Is hatred truly a necessary component of adolescence? I’m determined to find a clever way to escape this heartbreaking parental fate.

Plus, these parenting spoilers from friends have placed a pressure on my present-day parenting style. Maybe if I find the “right” way to parent, I can avoid getting my heart kicked to the curb by my future teenage son. Perhaps if I can avoid certain parenting pitfalls, my son will never need to shout, “I hate you!” while throwing his Mickey Mouse-shaped sandwich at my head.

So, I try new parenting tactics. I start hovering around my son. I’m overly focused on his actions, and he’s cool with it — because what 6-year-old doesn’t like getting a lot of attention? This seems like a logical way to keep our connection close, right? That is, until my kid says, “Mom, I can go the bathroom alone.” Oh, right.

So I give him more space. But then, he wonders why I’m avoiding him.

Because guess what: Trying to base your present parenting on the sole goal of avoiding heartbreak in the future is not a solid plan. The best I can do, really, is be the parent my kid needs in this current moment — and hope for the best.

If reading Greek tragedies has taught me anything (besides the fact the play Oedipus Rex is not about a dog) it was that it’s useless trying to fight our future. There’s not one magic way to mother my kid that will stop him from growing up, and how he does that is his choice and his alone.

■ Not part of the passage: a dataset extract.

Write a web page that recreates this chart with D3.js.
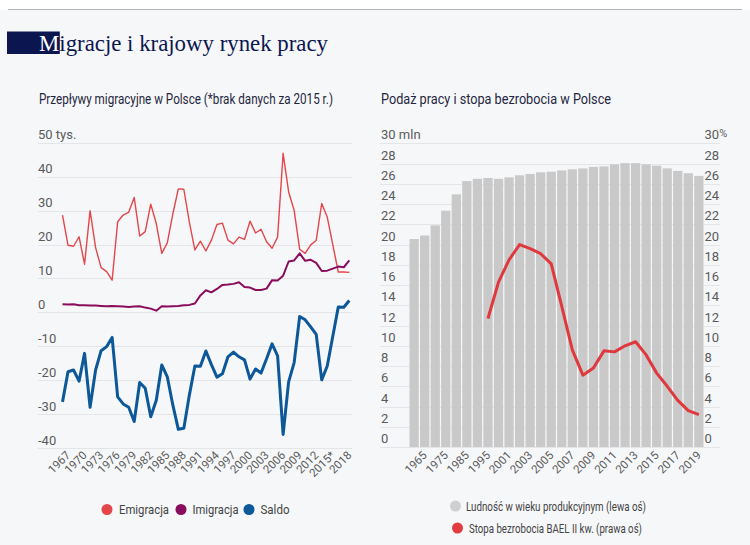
<!DOCTYPE html>
<html><head><meta charset="utf-8">
<script src="https://cdn.jsdelivr.net/npm/d3@7"></script>
<style>body{margin:0;background:#fff}</style>
</head><body>
<svg id="c" width="750" height="545"></svg>
<script>
// ---------- DATA ----------
const migYears = d3.range(1966, 2019);
const emigration = [28.7,19.8,19.5,22.3,14.2,30.0,19.1,13.2,12.0,9.5,
  26.7,28.7,29.5,33.9,22.5,23.8,31.9,26.2,17.4,20.5,
  29.0,36.4,36.3,26.6,18.4,21.0,18.1,21.3,25.9,26.3,
  21.3,20.2,22.2,21.5,26.9,23.4,24.5,20.8,18.9,22.2,
  46.9,35.5,30.1,18.6,17.4,19.9,21.2,32.1,28.1,null,
  11.9,11.9,11.8];
const immigration = [2.4,2.3,2.4,2.1,2.1,2.0,2.0,1.9,1.8,1.9,
  1.8,1.7,1.6,1.7,1.8,1.4,1.1,0.5,1.8,1.7,
  1.8,1.9,2.1,2.2,2.6,5.0,6.5,5.9,6.9,8.1,
  8.2,8.4,8.9,7.5,7.3,6.6,6.6,7.0,9.5,9.4,
  10.8,15.0,15.3,17.4,15.2,15.5,14.6,12.2,12.3,null,
  13.5,13.3,15.3];
const saldo = [-26.4,-17.5,-17.0,-20.3,-12.1,-28.0,-17.0,-11.3,-10.1,-7.4,
  -24.9,-27.0,-28.0,-32.2,-20.7,-22.4,-30.8,-25.9,-15.5,-19.0,
  -27.3,-34.5,-34.2,-24.4,-15.8,-15.9,-11.4,-15.4,-19.1,-18.1,
  -13.1,-11.7,-13.1,-14.0,-19.7,-16.7,-17.9,-13.7,-9.3,-12.8,
  -36.0,-20.5,-14.8,-1.2,-2.2,-4.3,-6.5,-19.9,-15.8,null,
  1.6,1.5,3.5];
const migTickYears = [1967,1970,1973,1976,1979,1982,1985,1988,1991,1994,1997,2000,2003,2006,2009,2012,2015,2018];
const migTickLabels = ["1967","1970","1973","1976","1979","1982","1985","1988","1991","1994","1997","2000","2003","2006","2009","2012","2015*","2018"];
const migYTicks = [50,40,30,20,10,0,-10,-20,-30,-40];
const migSeriesNames = ["Emigracja","Imigracja","Saldo"];

const laborCats = ["1960","1965","1970","1975","1980","1985","1990","1995",
  "2000","2001","2002","2003","2004","2005","2006","2007","2008","2009",
  "2010","2011","2012","2013","2014","2015","2016","2017","2018","2019"];
const workingAge = [20.55,20.9,21.9,23.35,24.97,26.28,26.5,26.58,
  26.5,26.65,26.85,26.98,27.14,27.2,27.33,27.44,27.53,27.68,
  27.73,27.93,28.05,28.05,27.93,27.8,27.53,27.28,27.05,26.79];
const unemployment = [null,null,null,null,null,null,null,12.7,
  16.3,18.5,20.0,19.6,19.1,18.1,13.9,9.6,7.1,7.8,
  9.5,9.4,10.0,10.4,9.1,7.3,6.0,4.6,3.6,3.2];
const laborTickLabels = ["1965","1975","1985","1995","2001","2003","2005","2007","2009","2011","2013","2015","2017","2019"];
const laborYTicks = [0,2,4,6,8,10,12,14,16,18,20,22,24,26,28,30];
const laborSeriesNames = ["Ludność w wieku produkcyjnym (lewa oś)","Stopa bezrobocia BAEL II kw. (prawa oś)"];

// ---------- STYLE ----------
const C = {emig:"#e4464b", immig:"#8a0d5d", saldo:"#0c5898", bar:"#c9c9c9", unemp:"#df383d",
  grid:"#e3e5e9", tick:"#5a5a5a", navy:"#0b1650", sub:"#1e2640"};
const FONT = "Roboto, 'Liberation Sans', sans-serif";

const svg = d3.select("#c").style("font-family", FONT);
svg.append("rect").attr("width",750).attr("height",545).attr("fill","#ffffff");
svg.append("rect").attr("x",0).attr("y",10).attr("width",750).attr("height",535).attr("fill","#f6f7f9");
svg.append("line").attr("x1",8).attr("x2",742).attr("y1",9.5).attr("y2",9.5).attr("stroke","#b4b4b4").attr("stroke-width",1);

function fit(sel, w){
  const L = sel.node().getComputedTextLength();
  if (Math.abs(L - w) > 1) sel.attr("textLength", w).attr("lengthAdjust","spacingAndGlyphs");
  return sel;
}

// ---------- TITLE ----------
const titleRect = svg.append("rect").attr("x",7).attr("y",31.5).attr("height",22.5).attr("fill",C.navy);
const title = svg.append("text").attr("x",39).attr("y",50.5)
  .style("font-family","'Liberation Serif', 'DejaVu Serif', serif").style("font-size","24px");
title.append("tspan").attr("fill","#ffffff").text("M");
title.append("tspan").attr("fill",C.navy).text("igracje i krajowy rynek pracy");
fit(title, 289);
{
  const mEnd = title.node().getStartPositionOfChar(1).x;
  titleRect.attr("width", mEnd - 7 + 0.5);
}

// ---------- SUBTITLES ----------
fit(svg.append("text").attr("x",39).attr("y",104).attr("fill",C.sub).style("font-size","14px")
  .text("Przepływy migracyjne w Polsce (*brak danych za 2015 r.)"), 294);
fit(svg.append("text").attr("x",381).attr("y",104).attr("fill",C.sub).style("font-size","14px")
  .text("Podaż pracy i stopa bezrobocia w Polsce"), 230);

// ---------- LEFT CHART ----------
const xL = d3.scalePoint().domain(migYears).range([62.5, 349.3]);
const yL = d3.scaleLinear().domain([-40, 50]).range([448, 142.8]);

const gL = svg.append("g");
gL.selectAll("line.grid").data(migYTicks).join("line")
  .attr("x1",38).attr("x2",352).attr("y1",d=>Math.round(yL(d))+0.5).attr("y2",d=>Math.round(yL(d))+0.5)
  .attr("stroke",C.grid).attr("stroke-width",1);
gL.selectAll("text.ytick").data(migYTicks).join("text")
  .attr("x",38).attr("y",d=>yL(d)-3.5).attr("fill",C.tick).style("font-size","13px")
  .text(d => d === 50 ? "50 tys." : d);

gL.selectAll("text.xtick").data(migTickYears).join("text")
  .attr("transform",d=>`translate(${xL(d)+3},${456}) rotate(-45)`)
  .attr("text-anchor","end").attr("fill",C.tick).style("font-size","11.5px")
  .text((d,i)=>migTickLabels[i]);

function migLine(vals, color, w){
  const pts = migYears.map((y,i)=>[y, vals[i]]).filter(p=>p[1]!=null);
  gL.append("path").datum(pts)
    .attr("d", d3.line().x(p=>xL(p[0])).y(p=>yL(p[1])))
    .attr("fill","none").attr("stroke",color).attr("stroke-width",w).attr("stroke-linejoin","round");
}
migLine(emigration, C.emig, 1.4);
migLine(immigration, C.immig, 2);
migLine(saldo, C.saldo, 3);

// legend left
const legL = [{n:migSeriesNames[0],c:C.emig,cx:107,tx:119,w:50},
              {n:migSeriesNames[1],c:C.immig,cx:181,tx:192.5,w:46},
              {n:migSeriesNames[2],c:C.saldo,cx:249,tx:260.5,w:29}];
legL.forEach(l=>{
  svg.append("circle").attr("cx",l.cx).attr("cy",509.5).attr("r",5.5).attr("fill",l.c);
  fit(svg.append("text").attr("x",l.tx).attr("y",514).attr("fill","#444").style("font-size","13px").text(l.n), l.w);
});

// ---------- RIGHT CHART ----------
const xR = d3.scaleBand().domain(laborCats).range([409.5, 703.5]).paddingInner(0.12).paddingOuter(0);
const yR = d3.scaleLinear().domain([0, 30]).range([447, 143.4]);

const gR = svg.append("g");
gR.selectAll("line.grid").data(laborYTicks).join("line")
  .attr("x1",380).attr("x2",720).attr("y1",d=>Math.round(yR(d))+0.5).attr("y2",d=>Math.round(yR(d))+0.5)
  .attr("stroke",C.grid).attr("stroke-width",1);
gR.selectAll("text.yl").data(laborYTicks).join("text")
  .attr("x",381).attr("y",d=>yR(d)-4).attr("fill",C.tick).style("font-size","13px")
  .text(d => d === 30 ? "30 mln" : d);
const yrt = gR.selectAll("text.yr").data(laborYTicks).join("text")
  .attr("x",704.5).attr("y",d=>yR(d)-4).attr("fill",C.tick).style("font-size","13px");
yrt.append("tspan").text(d=>d);
yrt.filter(d=>d===30).append("tspan").attr("dy",-2).style("font-size","11px").text("%");

gR.selectAll("rect.bar").data(laborCats).join("rect")
  .attr("x",d=>xR(d)).attr("width",xR.bandwidth())
  .attr("y",(d,i)=>yR(workingAge[i])).attr("height",(d,i)=>yR(0)-yR(workingAge[i]))
  .attr("fill",C.bar);

const upts = laborCats.map((c,i)=>[c, unemployment[i]]).filter(p=>p[1]!=null);
gR.append("path").datum(upts)
  .attr("d", d3.line().x(p=>xR(p[0])+xR.bandwidth()/2).y(p=>yR(p[1])))
  .attr("fill","none").attr("stroke",C.unemp).attr("stroke-width",3).attr("stroke-linejoin","round");

gR.selectAll("text.xt").data(laborTickLabels).join("text")
  .attr("transform",d=>`translate(${xR(d)+xR.bandwidth()/2+3},${456}) rotate(-45)`)
  .attr("text-anchor","end").attr("fill",C.tick).style("font-size","11.5px")
  .text(d=>d);

// legend right
svg.append("circle").attr("cx",455.5).attr("cy",506).attr("r",5.5).attr("fill","#cfcfcf");
fit(svg.append("text").attr("x",466).attr("y",510.5).attr("fill","#444").style("font-size","13px").text(laborSeriesNames[0]), 180);
svg.append("circle").attr("cx",457.5).attr("cy",528).attr("r",5.5).attr("fill","#e23c42");
fit(svg.append("text").attr("x",469).attr("y",532.5).attr("fill","#444").style("font-size","13px").text(laborSeriesNames[1]), 173);
</script>
</body></html>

Mothers who have gone before me have been there to offer their guidance. I cherish their wisdom. I think, though, I’m going to do myself a favor and let go of their teenage angst spoilers. Perhaps my kid will grow up and grow away from me, but that won’t stop me from putting all my heart into this parenting gig here and now — and from making him Mickey Mouse-shaped sandwiches at least until he leaves for college.